It shall be permissible for the original Board of Managers, some of whom are members of or employed by the sponsor, to contract with the sponsor and affiliated corporations without liability for self-dealing . (emphasis added)
Once again, Section 2.11 of the Sewall-Marshall Bylaws is virtually identical to the foregoing.
12) Paragraph 12 of the 131 Sewall Master Deed provides in relevant part, as follows:
All present and future owners, tenants, visitors, servants, and occupants of Units shall be subject to, and shall comply with, the provisions of this Master Deed, the Unit Deed, the By-Laws and the rules and regulations thereunder, as each may be amended from time to time.
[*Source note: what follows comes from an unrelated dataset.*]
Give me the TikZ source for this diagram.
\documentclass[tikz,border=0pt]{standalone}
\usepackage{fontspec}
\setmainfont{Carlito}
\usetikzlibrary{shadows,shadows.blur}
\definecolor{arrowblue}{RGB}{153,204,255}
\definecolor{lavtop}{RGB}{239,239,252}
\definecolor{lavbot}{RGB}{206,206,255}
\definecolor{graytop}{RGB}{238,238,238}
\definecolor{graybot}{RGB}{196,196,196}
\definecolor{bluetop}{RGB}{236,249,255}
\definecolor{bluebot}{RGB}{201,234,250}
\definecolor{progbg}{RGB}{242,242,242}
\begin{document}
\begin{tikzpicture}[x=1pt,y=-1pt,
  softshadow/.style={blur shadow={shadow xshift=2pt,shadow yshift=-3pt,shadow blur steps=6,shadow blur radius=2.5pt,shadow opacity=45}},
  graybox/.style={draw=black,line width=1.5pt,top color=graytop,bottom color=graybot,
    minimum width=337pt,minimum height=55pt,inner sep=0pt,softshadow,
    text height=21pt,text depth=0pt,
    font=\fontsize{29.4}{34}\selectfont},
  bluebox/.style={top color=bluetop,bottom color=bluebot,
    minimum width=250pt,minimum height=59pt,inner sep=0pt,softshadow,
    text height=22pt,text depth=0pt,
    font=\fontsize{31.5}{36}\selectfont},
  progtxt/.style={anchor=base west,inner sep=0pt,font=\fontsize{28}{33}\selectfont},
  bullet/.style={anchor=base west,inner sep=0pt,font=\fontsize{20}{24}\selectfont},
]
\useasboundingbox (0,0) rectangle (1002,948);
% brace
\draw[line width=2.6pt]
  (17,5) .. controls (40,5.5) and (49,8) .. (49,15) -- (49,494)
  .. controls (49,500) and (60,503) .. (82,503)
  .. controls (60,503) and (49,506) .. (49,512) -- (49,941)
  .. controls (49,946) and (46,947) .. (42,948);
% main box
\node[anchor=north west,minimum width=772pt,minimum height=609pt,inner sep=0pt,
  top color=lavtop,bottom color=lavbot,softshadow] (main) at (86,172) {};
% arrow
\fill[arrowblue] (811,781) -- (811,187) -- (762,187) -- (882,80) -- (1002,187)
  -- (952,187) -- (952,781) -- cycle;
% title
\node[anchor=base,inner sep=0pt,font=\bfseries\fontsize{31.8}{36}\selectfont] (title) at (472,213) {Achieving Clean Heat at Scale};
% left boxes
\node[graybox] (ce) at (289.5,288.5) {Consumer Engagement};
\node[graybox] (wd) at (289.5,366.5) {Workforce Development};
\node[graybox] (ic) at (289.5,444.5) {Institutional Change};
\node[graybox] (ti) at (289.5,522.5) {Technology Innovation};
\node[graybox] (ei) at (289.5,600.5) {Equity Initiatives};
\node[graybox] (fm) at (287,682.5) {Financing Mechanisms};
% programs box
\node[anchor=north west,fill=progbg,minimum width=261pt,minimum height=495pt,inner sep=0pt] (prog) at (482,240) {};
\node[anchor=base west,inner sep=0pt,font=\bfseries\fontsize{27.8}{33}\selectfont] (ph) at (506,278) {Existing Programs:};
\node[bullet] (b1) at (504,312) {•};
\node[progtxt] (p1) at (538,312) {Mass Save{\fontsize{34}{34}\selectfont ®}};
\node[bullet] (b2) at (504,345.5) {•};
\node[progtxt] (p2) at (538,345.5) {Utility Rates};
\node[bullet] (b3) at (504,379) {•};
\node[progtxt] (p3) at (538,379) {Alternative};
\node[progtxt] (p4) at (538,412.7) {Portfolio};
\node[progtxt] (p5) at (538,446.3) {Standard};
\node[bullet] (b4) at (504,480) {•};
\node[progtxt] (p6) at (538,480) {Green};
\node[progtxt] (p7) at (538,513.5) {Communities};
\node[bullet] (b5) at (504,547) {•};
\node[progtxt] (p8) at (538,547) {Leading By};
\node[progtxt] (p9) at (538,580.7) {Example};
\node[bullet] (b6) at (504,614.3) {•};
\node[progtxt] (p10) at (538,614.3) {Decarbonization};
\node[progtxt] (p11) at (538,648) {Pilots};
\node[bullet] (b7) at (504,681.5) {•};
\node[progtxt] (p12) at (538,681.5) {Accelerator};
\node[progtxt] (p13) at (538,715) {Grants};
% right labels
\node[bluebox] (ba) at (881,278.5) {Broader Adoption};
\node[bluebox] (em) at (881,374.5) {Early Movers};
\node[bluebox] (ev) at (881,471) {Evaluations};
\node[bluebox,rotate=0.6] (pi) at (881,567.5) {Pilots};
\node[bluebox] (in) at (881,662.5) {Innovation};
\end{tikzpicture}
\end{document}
The acceptance of a deed or conveyance or the entering into occupancy of any Unit shall constitute an agreement that, (a) the provisions of this Master Deed, the Unit Deed, the By-Laws and the rules and regulations, as each may be amended from time to time, are accepted and ratified by such person, and all such provisions shall be deemed and taken to be covenants running with the land and shall bind any person having at any time any interest or estate in such Unit, as though such provisions were recited and stipulated at length in each and every deed or conveyance or lease thereof, and (b) a violation of the provisions of this Master Deed, the Unit Deed, By-Laws or rules and regulations by any person shall be deemed a substantial violation of the duties of the Condominium Unit Owner.
Paragraph 12 of the Sewall-Marshal Master Deed is virtually identical to the foregoing.
13) Sewall-Marshal and 131 Sewall are situated on abutting parcels of registered land in Brookline, Massachusetts.
14) Paragraph 11 of the 131 Sewall Master Deed Provides in relevant part, as follows:
Each unit owner shall have an easement in common with the owners of all other Units to use all pipes, wires and other Common Elements [common area and facilities provided for in the Master Deed] [Note 10] located in any of the other Units or elsewhere on the property and serving his Unit. (emphasis added)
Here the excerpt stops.